Researchers and sexual health professionals began acknowledging that seniors were not only still having sex with long term partners, many were entering into new sexual relationships. However, people had some misconceptions about using condoms and commonly thought that STIs were a concern for only young people. STI/HIV prevention education for seniors became an issue. The discovery of Viagra and other similar drugs also helped open the door to new conversations about sexuality for the 55+ age group.
Advertisers and media took advantage of what they saw as a new marketing opportunity. Suddenly there were TV ads for erectile dysfunction drugs and articles focusing on the baby boomer generation and changing sexual norms. Jokes about seniors and their sexual adventures (and misadventures) began arriving in email inboxes.
Prior to retiring, I facilitated ‘sexuality and aging’ sessions and staffed display booths at health and wellness events. What I noticed was the impact of media on people’s attitudes and expectations. Advertising and jokes often give mixed messages: accept it – you’re now asexual vs everybody’s doing it – get yourself a sex buddy. In the absence of reliable information, messages like these are confusing.
They also reinforce the idea that sex is about people’s genitals and what’s done with them i.e. sex = intercourse. It is a very limiting idea of human sexual behaviour for everyone, and discounts anyone who is older or has a disability. It also dismisses the reality of self-pleasuring – a valid option for anyone, but especially someone without a partner. Not everyone is comfortable with the idea of a sex buddy.
The normal physiological changes that affect sexuality as we get older can generally be thought of as a slowing down of sexual desire and response. (Everything else slows down, why wouldn’t our sexuality?) The illnesses and chronic conditions that may accompany aging, as well as the medications to treat them, are what can present the more frustrating difficulties.
So what’s a person to do? Challenge, communicate, and celebrate.
Challenge yourself to think outside the sex = intercourse box. Sex changes as we get older but that doesn’t mean it’s less enjoyable. The brain is an important sex organ and our skin is the largest sex organ. Put the focus on pleasure and think about how that changes your ideas about “real sex”. Challenge yourself to try different things, but stay true to what makes you feel comfortable.
Learn about sexuality and aging. Search out reliable websites or buy a book that addresses sexuality and aging in a way that fits with your values and beliefs.
Communicate. Talk about changes and how these might impact expectations within your sexual relationships. Talk about what is sexually pleasurable because this can change over time. Check in to make sure nobody is feeling pressured.
Talk to your health care provider before using any products to enhance sexual feelings or response as they can interact with other medications you are taking. Use condoms to prevent sexually transmitted infections (STIs). It’s best to talk to a new partner about this before the relationship becomes sexual.

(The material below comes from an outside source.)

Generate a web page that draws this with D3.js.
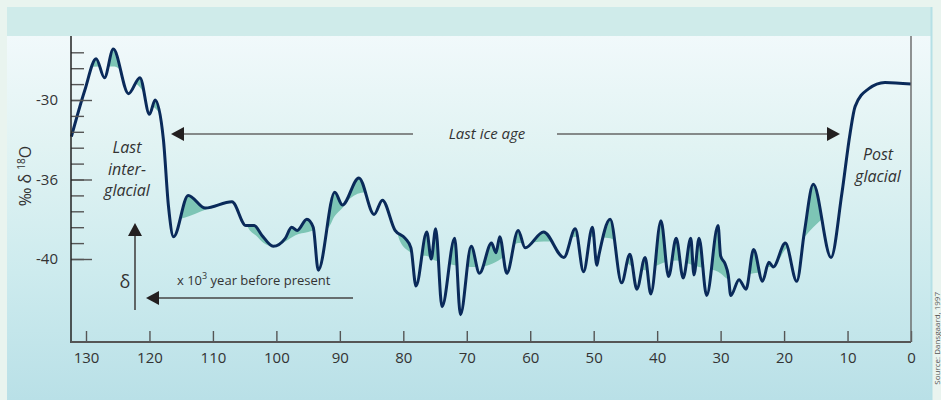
<!DOCTYPE html>
<html>
<head>
<meta charset="utf-8">
<script src="https://cdn.jsdelivr.net/npm/d3@7"></script>
<style>
body { margin:0; background:#e9f4ef; }
svg { display:block; font-family:"Open Sans", sans-serif; }
</style>
</head>
<body>
<svg id="chart" width="941" height="400"></svg>
<script>
// age in thousand years before present, delta 18O in per mil
var ages = [132.3,130.2,128.4,127.1,125.7,123.3,121.5,120.0,119.1,117.8,117.0,116.2,113.9,111.2,107.0,104.8,103.5,102.3,100.5,98.6,97.6,96.7,95.2,94.2,93.4,90.8,89.6,87.0,84.6,83.3,81.3,79.7,78.8,78.0,76.3,75.6,74.9,73.9,71.9,71.0,69.3,68.0,66.1,65.4,64.8,63.7,61.9,60.8,57.9,54.7,52.9,51.6,50.2,49.5,49.2,47.4,45.6,44.3,43.2,41.9,41.0,39.4,38.2,37.0,35.9,34.7,34.2,33.4,32.2,30.4,30.0,29.3,28.8,28.4,27.1,26.0,24.8,23.4,22.4,21.7,19.8,18.0,16.8,15.4,12.6,10.9,9.6,8.8,6.7,4.1,0];
var delta = [-32.3,-29.4,-27.4,-28.6,-26.8,-29.6,-28.6,-30.9,-30.0,-32.5,-36.7,-38.6,-36.0,-36.8,-36.4,-37.9,-37.9,-38.5,-39.2,-38.7,-38.0,-38.2,-37.5,-38.0,-40.7,-35.8,-36.6,-34.9,-37.2,-36.3,-38.2,-38.7,-39.3,-41.7,-38.3,-40.0,-38.1,-43.0,-38.7,-43.5,-39.2,-40.9,-39.0,-39.6,-38.6,-40.9,-38.2,-39.3,-38.3,-39.9,-38.1,-40.8,-38.0,-40.4,-39.8,-37.5,-41.5,-39.7,-41.9,-39.9,-42.2,-37.6,-41.1,-38.7,-41.2,-38.7,-41.0,-38.7,-42.3,-37.9,-39.8,-40.3,-41.0,-42.3,-41.3,-41.9,-39.4,-41.4,-40.2,-40.5,-39.0,-41.4,-38.3,-35.3,-39.9,-35.9,-32.1,-30.4,-29.3,-28.9,-29.0];

// smoothed background level, the shading sits between it and the curve
var trendAges = [132.4,127.8,125.5,123.3,121.5,119.8,118.9,117.6,116.6,115.8,114.5,111.2,108.5,107.0,105.5,104.5,103.0,102.0,100.5,98.6,97.0,95.0,94.2,92.0,90.8,89.6,88.4,86.0,84.6,83.3,81.5,80.5,78.8,78.0,76.5,75.0,73.0,71.9,69.3,68.0,66.0,65.0,63.7,61.9,60.8,57.9,54.7,52.9,50.2,47.4,45.6,44.3,43.0,41.9,40.5,39.4,37.0,35.0,33.4,32.2,30.4,28.5,27.1,24.8,23.4,22.4,21.7,19.8,17.8,15.4,13.5,12.6,11.5,10.5,9.5,8.5,6.7,0];
var trendDelta = [-28.0,-27.9,-27.9,-28.7,-29.2,-30.3,-30.6,-31.5,-34.0,-37.5,-37.4,-36.9,-36.5,-36.3,-37.0,-38.0,-38.6,-39.0,-39.2,-38.9,-38.5,-38.3,-38.2,-38.1,-37.3,-36.8,-36.2,-35.8,-35.9,-36.2,-37.5,-38.9,-39.6,-39.8,-39.8,-40.1,-40.3,-40.4,-40.5,-40.5,-40.3,-40.1,-39.7,-39.0,-39.0,-38.9,-38.9,-38.6,-38.6,-38.7,-39.5,-40.4,-40.6,-40.7,-40.5,-40.3,-40.1,-40.3,-40.5,-40.6,-40.8,-41.3,-41.1,-40.9,-40.8,-40.5,-40.5,-39.4,-39.0,-38.0,-37.3,-37.0,-35.0,-32.5,-29.5,-28.0,-27.5,-27.5];

var xTicks = [130,120,110,100,90,80,70,60,50,40,30,20,10,0];
var yTicks = [-27,-28,-29,-30,-31,-32,-33,-34,-35,-36,-37,-38,-39,-40];
var yLabelVals = [-30,-35,-40];
var yLabels = ["-30","-36","-40"];

var svg = d3.select("#chart");
var axisX0 = 71, axisX1 = 911, axisTop = 36, axisBottom = 342;

var x = d3.scaleLinear().domain([130,0]).range([86,911]);
var y = d3.scaleLinear().domain([-30,-40]).range([100,259]);

var data = ages.map(function(a,i){ return {age:a, v:delta[i]}; });
var trend = trendAges.map(function(a,i){ return {age:a, v:trendDelta[i]}; });

// background
var defs = svg.append("defs");
var grad = defs.append("linearGradient").attr("id","bg").attr("x1",0).attr("y1",0).attr("x2",0).attr("y2",1);
grad.append("stop").attr("offset","0%").attr("stop-color","#f1f9fb");
grad.append("stop").attr("offset","30%").attr("stop-color","#e1f3f3");
grad.append("stop").attr("offset","65%").attr("stop-color","#cdebee");
grad.append("stop").attr("offset","100%").attr("stop-color","#b9e0e7");

svg.append("rect").attr("x",0).attr("y",0).attr("width",941).attr("height",400).style("fill","#e9f4ef");
svg.append("rect").attr("x",7).attr("y",36).attr("width",924).attr("height",364).style("fill","url(#bg)");
svg.append("rect").attr("x",7).attr("y",7).attr("width",924).attr("height",29).style("fill","#cfebea");
svg.append("line").attr("x1",931.5).attr("x2",931.5).attr("y1",7).attr("y2",400).style("stroke","#b5e0e6").style("stroke-width",2);

// shading: below the curve and above the trend
defs.append("clipPath").attr("id","aboveTrend").append("path")
    .attr("d", d3.area().x(function(d){return x(d.age);}).y0(0).y1(function(d){return y(d.v);}).curve(d3.curveMonotoneX)(trend));

svg.append("path")
    .attr("d", d3.area().x(function(d){return x(d.age);}).y0(axisBottom).y1(function(d){return y(d.v);}).curve(d3.curveMonotoneX)(data))
    .attr("clip-path","url(#aboveTrend)")
    .style("fill","#7dc5b5");

svg.append("path")
    .attr("d", d3.line().x(function(d){return x(d.age);}).y(function(d){return y(d.v);}).curve(d3.curveMonotoneX)(data))
    .style("fill","none").style("stroke","#0a2a5a").style("stroke-width",3).style("stroke-linejoin","round");

// axes
var gyMinor = svg.append("g").attr("transform","translate("+axisX0+",0)")
    .call(d3.axisRight(y).tickValues(yTicks).tickSize(13).tickFormat(""));
var gyMajor = svg.append("g").attr("transform","translate("+axisX0+",0)")
    .call(d3.axisRight(y).tickValues(yLabelVals).tickSize(21).tickFormat(""));
var gyLab = svg.append("g").attr("transform","translate("+axisX0+",0)")
    .call(d3.axisLeft(y).tickValues(yLabelVals).tickSize(0).tickPadding(13).tickFormat(function(d,i){ return yLabels[i]; }));
var gx = svg.append("g").attr("transform","translate(0,"+axisBottom+")")
    .call(d3.axisBottom(x).tickValues(xTicks).tickSize(-11).tickPadding(10).tickFormat(d3.format("d")));

[gyMinor,gyMajor,gyLab,gx].forEach(function(g){
  g.select(".domain").remove();
  g.selectAll("line").style("stroke","#555").style("stroke-width",1.4);
  g.selectAll("text").style("font-family","Open Sans").style("font-size","15px").style("fill","#333");
});

svg.append("line").attr("x1",axisX0).attr("x2",axisX0).attr("y1",axisTop).attr("y2",axisBottom+1).style("stroke","#222").style("stroke-width",1.5);
svg.append("line").attr("x1",axisX0).attr("x2",axisX1).attr("y1",axisBottom).attr("y2",axisBottom).style("stroke","#555").style("stroke-width",1.8);
svg.append("line").attr("x1",axisX1).attr("x2",axisX1).attr("y1",axisTop).attr("y2",axisBottom).style("stroke","#666").style("stroke-width",1.4);

// y label
var yl = svg.append("text").attr("transform","translate(31,176) rotate(-90)").attr("text-anchor","middle")
    .style("font-size","16px").style("fill","#333");
yl.append("tspan").text("\u2030 \u03b4 ");
yl.append("tspan").attr("dy",-6).style("font-size","10px").text("18");
yl.append("tspan").attr("dy",6).text("O");

// arrows
function arrowHead(tx, ty, dir){
  var p;
  if(dir=="left") p = [[tx,ty],[tx+13,ty-7],[tx+13,ty+7]];
  else if(dir=="right") p = [[tx,ty],[tx-13,ty-7],[tx-13,ty+7]];
  else p = [[tx,ty],[tx-7,ty+13],[tx+7,ty+13]];
  svg.append("path").attr("d","M"+p.join("L")+"Z").style("fill","#231f20");
}
svg.append("line").attr("x1",180).attr("x2",413).attr("y1",134).attr("y2",134).style("stroke","#666").style("stroke-width",1.6);
svg.append("line").attr("x1",557).attr("x2",830).attr("y1",134).attr("y2",134).style("stroke","#666").style("stroke-width",1.6);
arrowHead(171,134,"left");
arrowHead(840,134,"right");
svg.append("text").attr("x",487).attr("y",139).attr("text-anchor","middle").text("Last ice age")
    .style("font-size","15px").style("font-style","italic").style("fill","#333");

svg.append("line").attr("x1",135).attr("x2",135).attr("y1",232).attr("y2",310).style("stroke","#444").style("stroke-width",1.6);
arrowHead(135,223,"up");
svg.append("line").attr("x1",155).attr("x2",353).attr("y1",298).attr("y2",298).style("stroke","#444").style("stroke-width",1.6);
arrowHead(146,298,"left");

svg.append("text").attr("x",125).attr("y",288).attr("text-anchor","middle").text("\u03b4")
    .style("font-size","18px").style("fill","#333");
var xl = svg.append("text").attr("x",177).attr("y",285).style("font-size","13px").style("fill","#333");
xl.append("tspan").text("x 10");
xl.append("tspan").attr("dy",-6).style("font-size","9px").text("3");
xl.append("tspan").attr("dy",6).text(" year before present");

// period labels
[["Last",153],["inter-",175],["glacial",196]].forEach(function(t){
  svg.append("text").attr("x",127).attr("y",t[1]).attr("text-anchor","middle").text(t[0])
     .style("font-size","16px").style("font-style","italic").style("fill","#333");
});
[["Post",160],["glacial",182]].forEach(function(t){
  svg.append("text").attr("x",878).attr("y",t[1]).attr("text-anchor","middle").text(t[0])
     .style("font-size","16px").style("font-style","italic").style("fill","#333");
});

svg.append("text").attr("transform","translate(940,292) rotate(-90)").attr("text-anchor","end")
    .text("Source: Dansgaard, 1997").style("font-size","8px").style("fill","#555");
</script>
</body>
</html>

Celebrate. One of the joys of getting older is having a better sense of who we are and what’s important to us. Create your own vision of a satisfying sexual relationship. It should be a reflection of the values, feelings, thoughts and best interests of the people involved rather than an attempt to meet a standard set by someone else or a for-profit industry.
Sexuality and aging: Expect it to be different … but expect it to be good.